=== Exercise ===
Records follow. Pull out every line that contains "this".

::::

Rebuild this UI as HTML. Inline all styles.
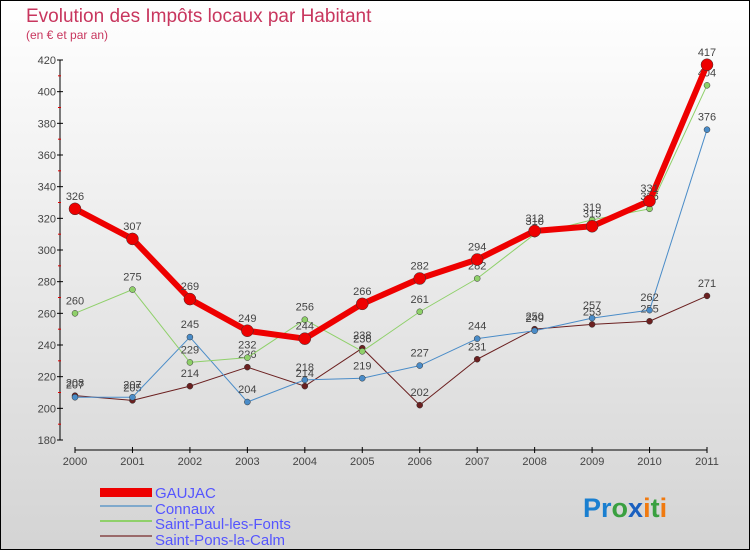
<!DOCTYPE html>
<html><head><meta charset="utf-8"><style>
body{margin:0;width:750px;height:550px;overflow:hidden;font-family:"Liberation Sans",sans-serif}
#wrap{position:absolute;left:0;top:0;width:748px;height:548px;border:1px solid #000;background:linear-gradient(#fff,#d4d4d4)}
</style></head><body>
<div id="wrap">
<svg id="chart" width="750" height="550" style="position:absolute;left:-1px;top:-1px">
<text x="26" y="22" font-size="19" fill="#c8365e">Evolution des Impôts locaux par Habitant</text>
<text x="26" y="39" font-size="12" fill="#c8365e">(en € et par an)</text>
<g id="axes"></g><g id="series"></g>
<g>
<rect x="100" y="488" width="52" height="9" fill="#e00"/>
<text x="155" y="498" font-size="15" fill="#55f">GAUJAC</text>
<rect x="100" y="505" width="52" height="2" fill="#7fa9cc"/>
<text x="155" y="514" font-size="15" fill="#55f">Connaux</text>
<rect x="100" y="520" width="52" height="2" fill="#8fd06a"/>
<text x="155" y="529" font-size="15" fill="#55f">Saint-Paul-les-Fonts</text>
<rect x="100" y="535" width="52" height="2" fill="#9a6a6a"/>
<text x="155" y="545" font-size="15" fill="#55f">Saint-Pons-la-Calm</text>
</g>
<text x="583" y="517" font-size="27" font-weight="bold"><tspan fill="#1a7fd0">Pr</tspan><tspan fill="#3aa040">o</tspan><tspan fill="#1a60c0">x</tspan><tspan fill="#f07a10">i</tspan><tspan fill="#3aa040">t</tspan><tspan fill="#f07a10">i</tspan></text>
</svg></div>
<script>
const years=[2000,2001,2002,2003,2004,2005,2006,2007,2008,2009,2010,2011];
const gaujac=[326,307,269,249,244,266,282,294,312,315,331,417];
const connaux=[207,207,245,204,218,219,227,244,249,257,262,376];
const saintPaul=[260,275,229,232,256,236,261,282,310,319,326,404];
const saintPons=[208,205,214,226,214,238,202,231,250,253,255,271];
const yTicks=[180,200,220,240,260,280,300,320,340,360,380,400,420];
const NS="http://www.w3.org/2000/svg";
const x=i=>75+i*(707-75)/11;
const y=v=>440-(v-180)*380/240;
function mk(tag,attrs,parent,txt){const e=document.createElementNS(NS,tag);for(const k in attrs)e.setAttribute(k,attrs[k]);if(txt!==undefined)e.textContent=txt;parent.appendChild(e);return e;}
const ax=document.getElementById('axes');
let yl=mk('line',{x1:60,y1:y(180),x2:60,y2:y(420),stroke:'#000'},ax);


yTicks.forEach(t=>{mk('line',{x1:57,x2:63,y1:y(t),y2:y(t),stroke:'#000'},ax);
 if(t<420)mk('line',{x1:58,x2:61,y1:y(t+10),y2:y(t+10),stroke:'#d00'},ax);
 const l=mk('text',{x:56,y:y(t)+4,'font-size':11,fill:'#444','text-anchor':'end'},ax,t);
 
 });
let xl=mk('line',{x1:x(0),y1:450,x2:x(11),y2:450,stroke:'#000'},ax);


years.forEach((yr,i)=>{mk('line',{x1:x(i),x2:x(i),y1:447,y2:453,stroke:'#000'},ax);
 const l=mk('text',{x:x(i),y:465,'font-size':11,fill:'#444','text-anchor':'middle'},ax,yr);
 
 });
const sg=document.getElementById('series');
function draw(vals,color,w,r,name){
 const g=mk('g',{},sg);
 
 
 mk('polyline',{points:vals.map((v,i)=>x(i)+','+y(v)).join(' '),fill:'none',stroke:color,'stroke-width':w,'stroke-linejoin':'round'},g);
 vals.forEach((v,i)=>{const c=mk('circle',{cx:x(i),cy:y(v),r:r,fill:color,stroke:'#333','stroke-width':0.5},g);
  
  
  const t=mk('text',{x:x(i),y:y(v)-9,'font-size':11,fill:'#444','text-anchor':'middle'},g,v);
  
  });
}
draw(saintPons,'#6b2020',1,3,'series-saint-pons');
draw(connaux,'#4a8cc8',1,3,'series-connaux');
draw(saintPaul,'#8fd06a',1,3,'series-saint-paul');
draw(gaujac,'#e00',6,6,'series-gaujac');
</script>
</body></html>
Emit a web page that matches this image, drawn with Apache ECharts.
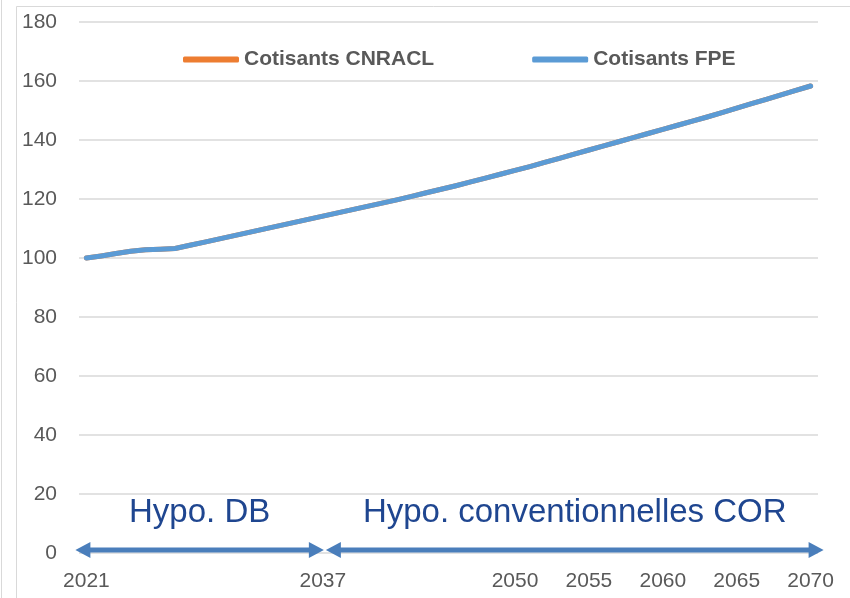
<!DOCTYPE html>
<html>
<head>
<meta charset="utf-8">
<script src="https://cdn.jsdelivr.net/npm/echarts@6/dist/echarts.min.js"></script>
<style>
  html, body { margin: 0; padding: 0; background: #fff; }
  #chart { width: 850px; height: 598px; }
</style>
</head>
<body>
<div id="chart"></div>
<script>
// years on the x axis
const years = [];
for (let y = 2021; y <= 2070; y++) years.push(String(y));
const shownYears = ['2021', '2037', '2050', '2055', '2060', '2065', '2070'];

// indices, base 100 in 2021
const cotisantsFPE = [
  100.0, 100.7, 101.5, 102.3, 102.8, 103.0, 103.2, 104.3, 105.4, 106.5,
  107.6, 108.7, 109.8, 110.9, 112.0, 113.1, 114.2, 115.3, 116.4, 117.5,
  118.6, 119.7, 120.9, 122.1, 123.3, 124.5, 125.8, 127.1, 128.4, 129.7,
  131.0, 132.4, 133.8, 135.2, 136.6, 138.0, 139.4, 140.8, 142.2, 143.6,
  145.0, 146.4, 147.8, 149.3, 150.8, 152.3, 153.8, 155.3, 156.8, 158.3
];
// hidden under the FPE line in the picture
const cotisantsCNRACL = [
  100.0, 100.7, 101.5, 102.3, 102.8, 103.0, 103.2, 104.3, 105.4, 106.5,
  107.6, 108.7, 109.8, 110.9, 112.0, 113.1, 114.2, 115.3, 116.4, 117.5,
  118.6, 119.7, 120.9, 122.1, 123.3, 124.5, 125.8, 127.1, 128.4, 129.7,
  131.0, 132.4, 133.8, 135.2, 136.6, 138.0, 139.4, 140.8, 142.2, 143.6,
  145.0, 146.4, 147.8, 149.3, 150.8, 152.3, 153.8, 155.3, 156.8, 158.3
];

// period annotations
const periods = [
  { label: 'Hypo. DB', from: '2021', to: '2037' },
  { label: 'Hypo. conventionnelles COR', from: '2037', to: '2070' }
];

const font = 'Liberation Sans, Arial, sans-serif';
const chart = echarts.init(document.getElementById('chart'));

chart.setOption({
  backgroundColor: '#fff',
  animation: false,
  grid: { left: 79, right: 32, top: 22, bottom: 45 },
  legend: {
    left: 183,
    top: 49,
    padding: 0,
    icon: 'roundRect',
    itemWidth: 56,
    itemHeight: 6,
    itemGap: 98,
    textStyle: { fontFamily: font, fontSize: 21, fontWeight: 'bold', color: '#595959' },
    data: ['Cotisants CNRACL', 'Cotisants FPE']
  },
  xAxis: {
    type: 'category',
    data: years,
    boundaryGap: true,
    axisLine: { show: false },
    axisTick: { show: false },
    axisLabel: {
      interval: (i, v) => shownYears.includes(v),
      margin: 18,
      fontFamily: font,
      fontSize: 21,
      color: '#595959'
    }
  },
  yAxis: {
    type: 'value',
    min: 0,
    max: 180,
    interval: 20,
    axisLine: { show: false },
    axisTick: { show: false },
    axisLabel: { margin: 22, fontFamily: font, fontSize: 21, color: '#595959' },
    splitLine: { lineStyle: { color: '#d9d9d9', width: 1.5 } }
  },
  series: [
    {
      name: 'Cotisants CNRACL',
      type: 'line',
      data: cotisantsCNRACL,
      showSymbol: false,
      color: '#ED7D31',
      lineStyle: { width: 5, cap: 'round', join: 'round' }
    },
    {
      name: 'Cotisants FPE',
      type: 'line',
      data: cotisantsFPE,
      showSymbol: false,
      color: '#5B9BD5',
      lineStyle: { width: 5, cap: 'round', join: 'round' }
    }
  ]
});

// arrows and labels placed through the axes
const px = (year) => chart.convertToPixel({ xAxisIndex: 0 }, year);
const py = (val) => chart.convertToPixel({ yAxisIndex: 0 }, val);

function arrow(x1, x2, y) {
  const h = 15, w = 8, s = 2.5;
  return [
    [x1, y], [x1 + h, y - w], [x1 + h, y - s], [x2 - h, y - s], [x2 - h, y - w],
    [x2, y], [x2 - h, y + w], [x2 - h, y + s], [x1 + h, y + s], [x1 + h, y + w]
  ];
}

const arrowY = py(1);
const spans = [
  [px(periods[0].from) - 11, px(periods[0].to) + 1],
  [px(periods[1].from) + 3, px(periods[1].to) + 13]
];

const graphic = [
  { type: 'rect', shape: { x: 16.5, y: 6.5, width: 840, height: 600 },
    style: { fill: 'none', stroke: '#d9d9d9', lineWidth: 1 }, silent: true },
  { type: 'line', shape: { x1: 1.5, y1: 0, x2: 1.5, y2: 598 },
    style: { stroke: '#d9d9d9', lineWidth: 1 }, silent: true }
];
periods.forEach((p, i) => {
  const [a, b] = spans[i];
  graphic.push({
    type: 'polygon',
    shape: { points: arrow(a, b, arrowY) },
    style: { fill: '#4A7EBB' },
    z: 10
  });
  graphic.push({
    type: 'text',
    x: (a + b) / 2,
    y: py(13.5),
    style: {
      text: p.label,
      fontFamily: font,
      fontSize: 33,
      fill: '#1F4690',
      align: 'center',
      verticalAlign: 'middle'
    },
    z: 10
  });
});
chart.setOption({ graphic: graphic });
</script>
</body>
</html>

::::

=== Result ===
Rebuild this UI as HTML. Inline all styles.
Emit a web page that matches this image, drawn with Apache ECharts.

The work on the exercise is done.